Re: concatenation on wire

Altera_Forum · ‎12-17-2010

Hi all,

I did a simple experiments regarding concatenation on wire, below is the verilog code.

// file : le_count_experiment.v

// date : 17 dec 2010

// author : ty6

// to experiment le count of various operator

module le_count_experiment (//input

in1,

in2,

out,

clk,

ld,

rst);

//parameter

parameter data_width = 4;

//input

input [data_width-1:0] in1;

input [data_width-1:0] in2;

input clk;

input rst;

input ld;

//output

output [data_width-1:0] out;

//wire

wire [9*data_width-1:0] reg_in/* synthesis keep */;

wire [9*data_width-1:0] reg_out/* synthesis keep */;

//assigment

assign reg_in = {in1, in2};

assign out = reg_out[data_width-1:0];

regn register (.d(reg_in),

.clk(clk),

.en(ld),

.rst(rst),

.q(reg_out));

defparam register.data_width = 9*data_width;

endmodule

I define reg_in as wire (9*4 = 36 bits) and concatenate both inputs in1 and in2 (both 4 bits) to become 8bits. However, i got a compilation warning:

warning: design contains 4 input pin(s) that do not drive logic

warning (15610): no output dependent on input pin "in1[0]"

warning (15610): no output dependent on input pin "in1[1]"

warning (15610): no output dependent on input pin "in1[2]"

warning (15610): no output dependent on input pin "in1[3]"

and the simulation result shows that only in2 is assigned to reg_in, and reg_in is only 4bits wire in simulation.

Anyone has any idea why concatenation on wire does not work?

Thanks and Regards,

ty6

Altera_Forum · ‎12-17-2010

assign reg_in = {in1, in2};

I would expect a compilation error, because the expression width doesn't match in assignment of reg_in. I'm not sure, if you can expect a particular result in case of an illegal assignment.

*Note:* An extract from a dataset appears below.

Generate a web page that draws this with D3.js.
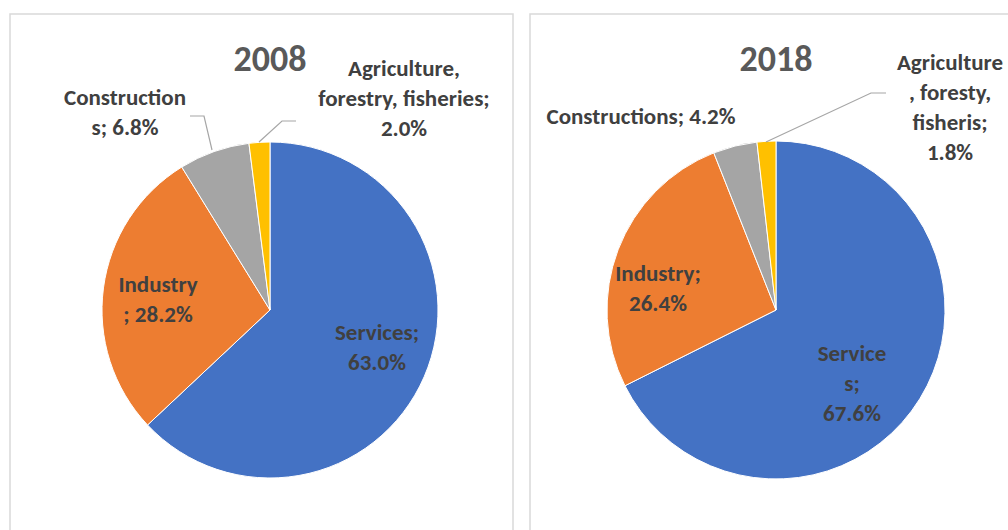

Altera_Forum · ‎12-17-2010

means that reg_in, in1 and in2 must be same width?

Altera_Forum · ‎12-17-2010

--- Quote Start ---

means that reg_in, in1 and in2 must be same width?

--- Quote End ---

No it's not required. I thought, it would be the case, because VHDL wouldn't allow this assignment, Verilog however does. But the explanation is much easier. In1 is simply assigned to the part of reg_in, that's never read. You have to double the width of reg_out to see the in1 data.

I'm not absolutely sure, if you know, what a concatenation is? With DATA_WIDTH = 4, it creates a bit-vector of length 8. If you only read the lower 4 bits, in1 is ignored.

Altera_Forum · ‎12-17-2010

Here's an example, lets say we had this:

wire A, B, C, D;

wire [3:0] aBUS;

assign A = 1'b1;

assign B = 1'b1;

assign C = 1'b0;

assign D = 1'b1;

assign aBUS = {A, B, C, D};

The signal "aBUS" would have the value 4'b1101 fed into it. In other words the width of the concatenated signal is the sum of the widths of all the signals you are concatenating.

Altera_Forum · ‎12-18-2010

Hey FvM, you are right, it just read lower 4 bits. Therefore upper 4 bits, in1 are ignored.

Thanks

Altera_Forum · ‎12-19-2010

There is nothing wrong with the result.

If you trace the path in reverse order.

out is 4 bit thus it can take only 4 bits as an input, source to out is 36 bit from reg_in but it will take only least significant 4 bits.

The reg_in gets 8 bits as an input but final o/p is only 4 bit reaching to the port thus compiler removes upper 4 bits and leaves only lsb 4 bits , i.e. in2.

Thus in1 is reported to be removed, since it doesnt drive any logic.